Abstract

A popular paradigm to explain the rapid temporal variability observed in gamma-ray burst (GRB) light curves is the internal shock model. We propose an alternative model in which the radiating fluid in the GRB shell is relativistically turbulent with a typical eddy Lorentz factor γt. In this model, all pulses in the gamma-ray light curve are produced at roughly the same distance R from the centre of the explosion. The burst duration is ∼R/cΓ2, where Γ is the bulk Lorentz factor of the expanding shell, and the duration of individual pulses in the light curve is ∼R/cΓ2γ2t. The model naturally produces highly variable light curves with ∼γ2t individual pulses. Even though the model assumes highly inhomogeneous conditions, nevertheless the efficiency for converting jet energy to radiation is high.

Introduction

Our understanding of gamma-ray bursts (GRBs) has improved enormously in the last 15 years, thanks to observations by dedicated γ-ray/X-ray satellites such as Compton-GRO, BeppoSAX, HETE-2 and Swift, and follow-up observations from the ground in optical and radio (for recent reviews see Mészáros 2002; Piran 2005; Fox & Mészáros 2006; Woosley & Bloom 2006; Zhang 2007). As a result of this work, it is now established that at least some long-duration bursts are produced in the collapse of a massive star (as suggested by Woosley 1993; Paczynski 1998), accompanied by the ejection of a highly relativistic jet. Afterglow observations as well as energy considerations indicate that the jet is well collimated (Rhoads 1999; Frail et al. 2001; Panaitescu & Kumar 2001). The presence of a relativistic jet has also been directly confirmed in the nearby burst GRB 030329 which exhibited ‘superluminal’ motion in its radio afterglow (Taylor et al. 2004).

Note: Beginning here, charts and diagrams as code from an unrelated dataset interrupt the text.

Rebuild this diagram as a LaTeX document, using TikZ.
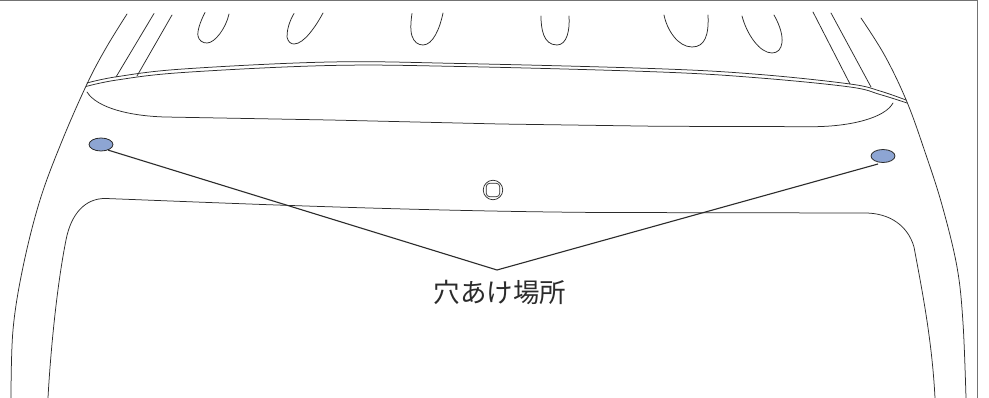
\documentclass[tikz,border=0pt]{standalone}
\usepackage{fontspec}
\newfontfamily\jpfont{Noto Sans CJK JP}
\usetikzlibrary{shapes.geometric}
\definecolor{holeblue}{HTML}{8DA5D3}
\definecolor{ink}{HTML}{2B2B2B}
\tikzset{
  outline/.style={draw=ink,line width=0.75pt,line cap=round,line join=round},
  leader/.style={draw=ink,line width=1.1pt,line join=miter},
  hole/.style={ellipse,draw=ink,line width=0.8pt,fill=holeblue,minimum width=24pt,minimum height=13pt,inner sep=0pt},
  frameline/.style={draw=black!55,line width=1.3pt},
  callout/.style={font=\jpfont\fontsize{26.5}{32}\selectfont,text=ink,inner sep=0pt}
}
\begin{document}
\begin{tikzpicture}[x=1pt,y=-1pt]
\useasboundingbox (0,0) rectangle (989,398);
\fill[white] (0,0) rectangle (989,398);
% frame
\draw[frameline] (0,0.5) -- (977.8,0.5) -- (977.8,398);
% outer body
\draw[outline] plot[smooth,tension=0.6] coordinates {(127,14) (106,48) (87,84) (62,141) (40,200) (23,267) (13,330) (11,398)};
\draw[outline] plot[smooth,tension=0.6] coordinates {(861,18) (885,56) (907,102) (925,152) (942,205) (957,267) (963,323) (966,398)};
% inner panel
\draw[outline] (48,398) .. controls (50,360) and (56,290) .. (66,240)
  .. controls (71,214) and (85,198) .. (106,198.5)
  .. controls (200,202) and (400,211) .. (600,212.5)
  -- (865,213)
  .. controls (890,213) and (908,226) .. (914,247)
  .. controls (922,290) and (932,340) .. (935,398);
% double band
\draw[outline] plot[smooth,tension=0.6] coordinates {(87,83) (117,76.7) (183,69) (330,62) (460,63.5) (660,68.8) (760,74.5) (850,84) (880,91) (906,100)};
\draw[outline] plot[smooth,tension=0.6] coordinates {(86,86.5) (117,80) (183,72.5) (330,65.5) (460,66.5) (660,72) (760,78) (850,87) (880,94.5) (907,103)};
% sweep under band
\draw[outline] (87,92) .. controls (97,108) and (130,116) .. (165,117)
  -- (330,120) -- (500,124) -- (660,126.3) -- (812,126.7)
  .. controls (850,126.7) and (885,118) .. (893,103);
% stripes
\draw[outline] (154,13.5) -- (116,77);
\draw[outline] (172,15) -- (137,76);
\draw[outline] (813,12) -- (850,84);
\draw[outline] (831,13) -- (871,87);
% U-shapes
\draw[outline] (205,12.5) .. controls (200,22) and (197,32) .. (198,36) .. controls (199,41) and (203,43) .. (207,43) .. controls (215,43) and (226,28) .. (229,14);
\draw[outline] (294,13.5) .. controls (289,22) and (287,30) .. (287,37) .. controls (288,42) and (291,44) .. (294,44) .. controls (304,44) and (316,26) .. (323,13);
\draw[outline] (412,13.5) .. controls (411,20) and (410,30) .. (412,36) .. controls (414,42) and (418,45) .. (423,45) .. controls (433,45) and (440,28) .. (443,13);
\draw[outline] (541,16) .. controls (541,28) and (543,45) .. (557,45) .. controls (567,45) and (570,30) .. (569,16);
\draw[outline] (664,15) .. controls (667,30) and (678,47) .. (692,47) .. controls (705,47) and (709,35) .. (708,15);
\draw[outline] (742,16) .. controls (747,35) and (760,53) .. (772,53) .. controls (783,53) and (787,38) .. (774,15);
% screw
\node[circle,draw=ink,line width=0.7pt,minimum size=19.5pt,inner sep=0pt] (screw) at (493,190) {};
\node[rectangle,rounded corners=3.5pt,draw=ink,line width=0.7pt,minimum size=13.5pt,inner sep=0pt] (screwhead) at (493,190) {};
% holes
\node[hole] (holeL) at (101,144.5) {};
\node[hole] (holeR) at (883,156) {};
\coordinate (apex) at (497,270);
\coordinate (leaderR) at (878,164);
\draw[leader] (holeL.-38) -- (apex) -- (leaderR);
\node[callout] (label) at (500,292) {穴あけ場所};
\end{tikzpicture}
\end{document}
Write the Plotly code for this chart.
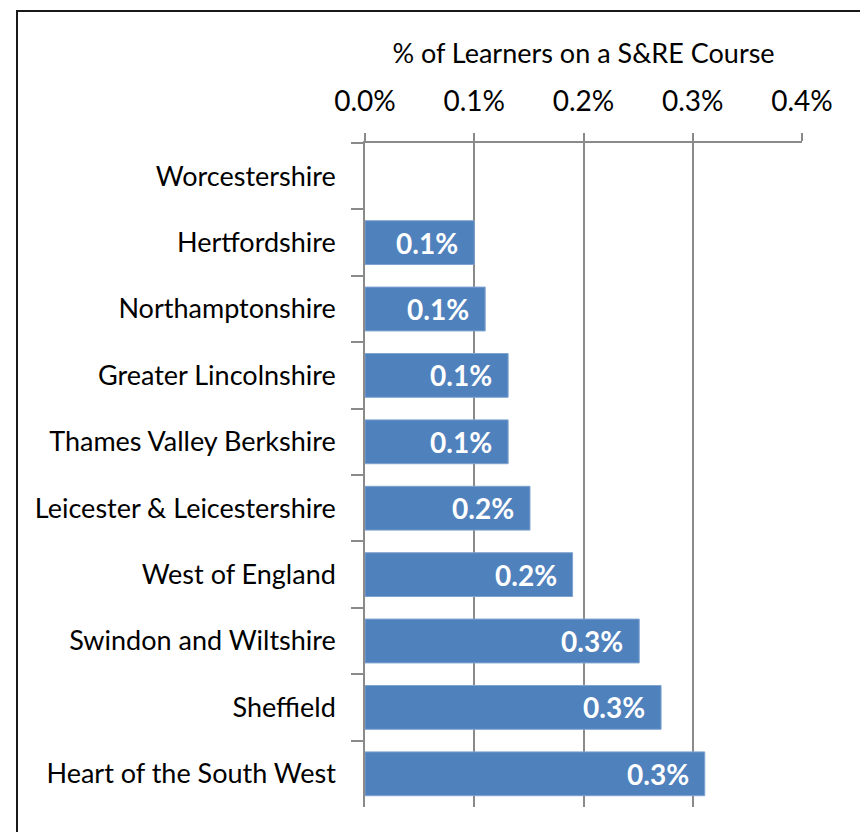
import plotly.graph_objects as go

categories = [
    "Worcestershire",
    "Hertfordshire",
    "Northamptonshire",
    "Greater Lincolnshire",
    "Thames Valley Berkshire",
    "Leicester & Leicestershire",
    "West of England",
    "Swindon and Wiltshire",
    "Sheffield",
    "Heart of the South West",
]
values = [0.0, 0.00100, 0.00110, 0.00131, 0.00131, 0.00151, 0.00190, 0.00251, 0.00271, 0.00311]
tick_vals = [0.0, 0.001, 0.002, 0.003, 0.004]
axis_title = "% of Learners on a S&RE Course"

FONT = "Lato"
GRID = "#8a8a8a"
BAR = "#4F81BD"

fig = go.Figure()
fig.add_trace(go.Bar(
    x=values, y=categories, orientation="h",
    marker=dict(color=BAR, line=dict(color="#7fa3d1",
                                     width=[1 if v > 0 else 0 for v in values])),
    width=0.66, hoverinfo="skip",
))

for c, v in zip(categories, values):
    if v > 0:
        fig.add_annotation(
            x=v, y=c, xref="x", yref="y", text=f"<b>{v*100:.1f}%</b>",
            showarrow=False, xanchor="right", xshift=-14,
            font=dict(family=FONT, size=28, color="white"),
        )

# figure sits 8px inside the page (default body margin)
FW, FH = 860, 824
L, R, T, B = 357, 66, 135, 25
W, H = FW - L - R, FH - T - B
def px_x(p):
    return (p - L) / W
def px_y(p):
    return (FH - B - p) / H
fig.add_shape(type="rect", xref="paper", yref="paper",
              x0=px_x(9), x1=px_x(853), y0=px_y(840), y1=px_y(3),
              line=dict(color="#1a1a1a", width=2), fillcolor="rgba(0,0,0,0)")

fig.update_layout(
    width=FW, height=FH,
    margin=dict(l=L, r=R, t=T, b=B),
    paper_bgcolor="white", plot_bgcolor="white",
    showlegend=False,
    font=dict(family=FONT, size=27, color="#000000"),
    xaxis=dict(
        side="top", range=[0, 0.004], tickvals=tick_vals, tickformat=".1%",
        showgrid=True, gridcolor=GRID, gridwidth=1.5,
        showline=True, linecolor=GRID, linewidth=1.5,
        ticks="outside", ticklen=8, tickcolor=GRID, tickwidth=1.5,
        ticklabelstandoff=11,
        zeroline=False,
        tickfont=dict(family=FONT, size=28),
        title=dict(text=axis_title, font=dict(family=FONT, size=27), standoff=12),
        fixedrange=True,
    ),
    yaxis=dict(
        autorange="reversed", type="category",
        showline=True, linecolor=GRID, linewidth=1.5,
        ticks="outside", ticklen=12, tickcolor=GRID, tickwidth=1.5,
        tickson="boundaries", ticklabelstandoff=22,
        showgrid=False, zeroline=False,
        tickfont=dict(family=FONT, size=27),
        fixedrange=True,
    ),
)

fig.write_html("out.html")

GRB light curves are known to be highly variable (Meegan et al. 1992), and this has led to the development of the internal shock model (Piran, Shemi & Narayan 1993; Katz 1994; Rees & Meszaros 1994). According to this model, the Lorentz factor of the jet varies with time, and as a result, faster portions of the jet catch up with slower portions. In the ensuing collision, a fraction of the kinetic energy of the jet is converted to thermal energy. The observed radiation is then produced via synchrotron and inverse-Compton processes.

In a seminal paper, Sari & Piran (1997) provided a general argument why GRB light curve variability cannot be explained by simply appealing to a highly inhomogeneous source. They showed that the efficiency for converting jet energy to the observed radiation is extremely poor when variability arises purely from inhomogeneity; the essence of their argument is summarized in Section 2. The argument is both powerful and compelling, and it has led to wide acceptance of the internal shock model. A basic feature of the model is that different pulses within the light curve of a GRB are produced in distinct internal collisions/shocks, generally at different distances from the central explosion.

There are, however, a number of observations as well as theoretical considerations that pose difficulties for the internal shock model. Internal shocks have only a modest efficiency ∼1–10 per cent for converting jet energy to the radiation observed in the 20 keV–1 MeV band (Kumar 1999; Lazzati, Ghisellini & Celotti 1999; Panaitescu, Spada & Mészáros 1999).1 Even a ∼10 per cent radiative efficiency is low compared to the burst efficiency implied by measurements of the jet kinetic energy through modelling GRB afterglow light curves (Panaitescu & Kumar 2002).

Another difficulty with the internal shock model is the large distance from the central explosion that one estimates (R≳ 1016 cm) for the γ-ray-producing region in a number of GRBs (Kumar et al. 2007). This distance is significantly larger than is expected in the internal shock model. Moreover, the estimated distance is within a factor of a few of the deceleration radius where the jet begins to interact with the external medium. This coincidence between two unrelated radii is unexpected.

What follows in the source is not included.